• 1977 sonbaharinda yasanan teror olaylari uzerine cekilmisse de, icerigi cok daha oncelere uzanir, alman tarihiyle bir yuzdeslesme halini alir. hanns-martin schleyer'in cenazesiyle baslar, andreas baader, gudrun ensslin ve jan-carl raspe'nin cenazeleriyle sona erer. cenazelerin arasi iki gundur.
  • der baader meinhof komplex vizyona girmeden, ev ödevi niyetine yeniden izledim bir cep sinemasinda. bu sefer anadilinde .uzun süredir, hic bir film beni bu kadar rahatsiz etmemisti. hala da sarhoslugu üstümde, saatlerdir.

    hesaplasilan, ciplakligi, hasince üstündeki siyrilip ortaya serilen, o kadar güncel ki. demokrasi? terörizm? terör?
    fassbinder'in annesiyle tartistigi sahneler - sifir toleransla köseye kistirdigi,yargiladigi hatta acimasizlastigi ve ayni acimazlikta yanitlar aldigi- , sevgilisiyle yaralayici bir tükenise giden iliskisi, karanlik klostrofobik ortam.korku. caresizlik. kusku. isbirligi yapmis bir neslin, hesap vermeyi reddetigi cocugunun gözünün icine baka bilme pervasizligi.

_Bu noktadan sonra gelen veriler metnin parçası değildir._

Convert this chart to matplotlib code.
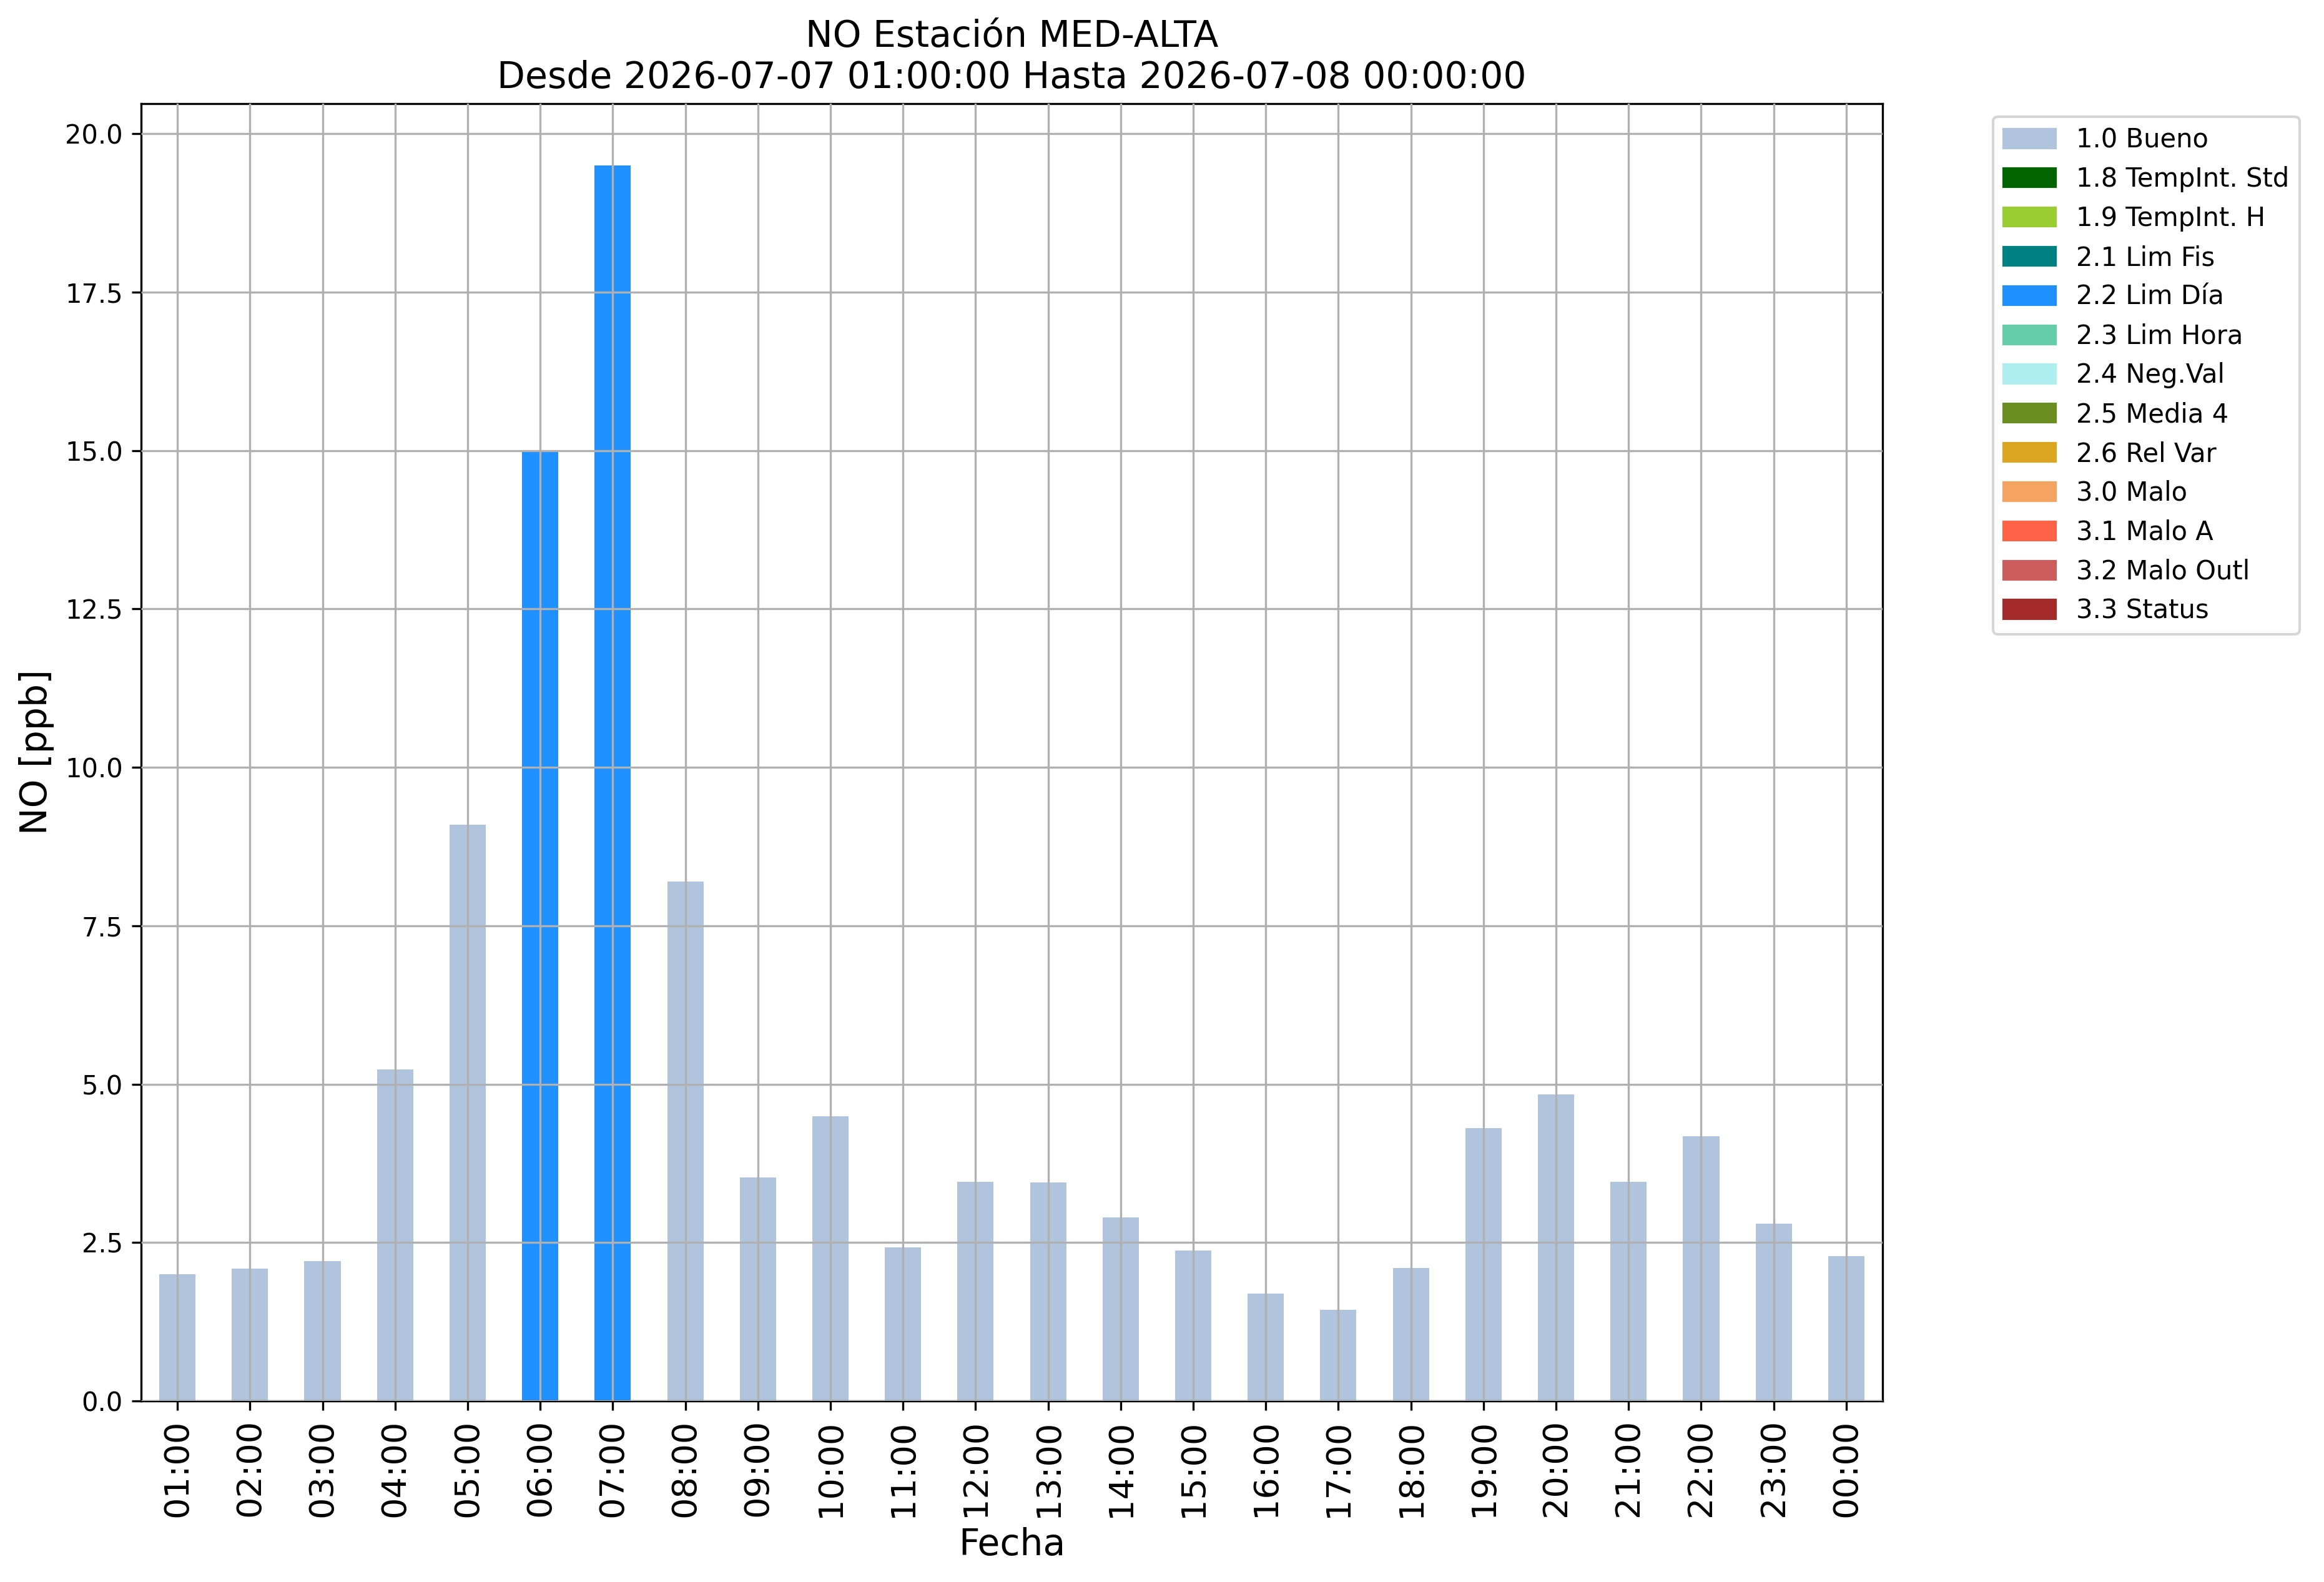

    hans-martin schleyer 'in cenazesiyle paralelinde erwin rommel 'in cenazesi :naziler, hitler suikasti yüzünden zehir icmeye zorlarlar. sonra da devlet töreniyle cenazesini kaldirirlar, halk kahramani rommel'in. kapitalizm, ülkedeki en önemli temsilcisini korumakta ve aramakta aciz kalir kacirildiginda. serbest birakilmasi icin istenenleri yerine getirmez; öldürülecegini bildigi halde, sonra devlet töreniyle kaldirir cenazesini. nutuklar, üzeri fiyonklu cicekler, cenaze sonrasi büfe hazirligi.

    moralische integrität'i tartisir hücresinde horst mahler, devrimcinin eylem ahlakini, katil olmayi, ahlaki sorumlulugu. ayni horst mahler fasist olacaktir sonradan. elinizi yüzünüzü dalayan soguk.

    antigoneyle, basini basbasa birakir diger bir episod. 1500 yillik klasik de tehlikeli ola bilir, yanlis zamanlarda.

    sonra kücük insanlar, arda bir kaybolup tekrar cikan. kizlarinin cenaze yemegi icin yer bulamayan ensslin ailesine, lokantalarini acan politikayla filan hic ilgileri olmayan, ne olursa olsun insan diyen lokanta sahipleri, sinirda pasaport kontrol eden polisler, tarih ögretmeni. tedirginlik.

    baader, ensslin, raspe cenazesi. gerhard richter 'in meshur 18 oktober 1977 serisi geliyor gözümün önüne. yagmur yagiyor dogru, ama öyle karanlik degil.tam tersi; ciy bir isik, bu gercek diye ciyak ciyak bagiriyor. polisin müdahalesi.filmin basindan beri bizi takip eden deutschland deutschland über alles, en sonunda yerini joan baez'e birakiyor. pembe etekli kiz cocugu.

    film basladigi gibi, mavi ekrana düsen su sözlerle bitiyor: an einem bestimmten punkt der grausamkeit angekommen, ist es egal, von wem sie ausging: sie soll nur aufhören!

    " vahset bir noktaya eristiktikten sonra, kimin baslattigi farketmez: sadece bitmelidir"
  • türkçe dublaj veya altyazılısını aradığım film/belgesel.
  • harika bir film. raf, politik direniş, ahlaki çöküntü, toplumsal bozulma. müthiş görüntüler, olağanüstü şarkılar.